Mission

Bibliophiliac is the space where one passionate, voracious reader reflects on books and the reading life. You will find reviews, analysis, links, and reflections on poetry and prose both in and out of the mainstream.

A book must be the axe for the frozen sea within us. Franz Kafka

Monday, January 25, 2010

Curl up with your Kindle in a Nook





Sometimes, after a day off, I will say in response to a family member's inquiry "I played with my books." That means I read, I wandered through the shelves, I picked up a book and glanced through it.

Despite names that evoke coziness, a reader cannot play with a Kindle or a Nook in quite the same way. I am not an early adopter, but neither am I a complete Luddite. I will probably own an electronic book some day, but I can't imagine allowing a little electronic tablet to efface the place of books in my life.

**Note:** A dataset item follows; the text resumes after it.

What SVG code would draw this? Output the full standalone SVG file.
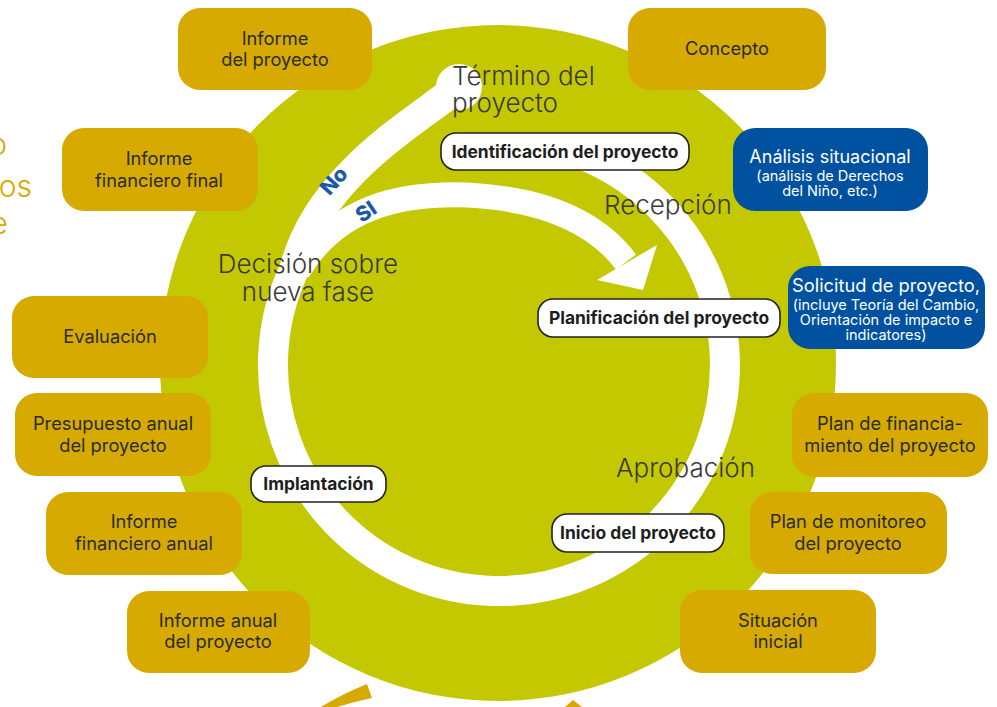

A book is a tangible object, touched, caressed, and written in. Some of my most prized books are books I read and loved in childhood, or books that my father and mother read and loved. My love of books emerged early and was profound. Books were an escape, and I loved to take a book and go far away -- literally and figuratively. I was with Jane Eyre in the window seat in the library. I would take a book, a box of "Good 'N Plenty" candy, and climb a tree. I still have my childhood copy of George MacDonald's The Princess and the Goblin, an object for which I have a mystical attachment. I have my mother's childhood edition of Babar and my father's Alice's Adventures in Wonderland, handed down from his Aunt Hilda, who received the book on Christmas, 1909.

How can reading on a Kindle compare, despite the warmth suggested by its moniker. I would rather hold the book my father held, and his aunt before him. In fact, I would rather hold a book once owned by a stranger -- someone now known to me only by a spidery graphite script, a quaintly archaic name, and little notes in the margins. I imagine the emptiness of a world devoid of libraries, with their faintly ecumenical atmosphere and their odor of mustiness. How sad.

What if our only access to books were electronic -- wouldn't it be easy for a dictator or government censor to simply shut off our books, our access to periodicals and news? Wouldn't it be simple for the common reader to forget what it was like to truly own a book?

I can easily imagine a dystopian fantasy when I think about a world without books as objects.

My reasons for loving books are cerebral, emotional, sensual, aesthetic and nostalgic. When I open a book I feel a rush of sensation -- like the rush of memory in the taste of Proust's madeleine.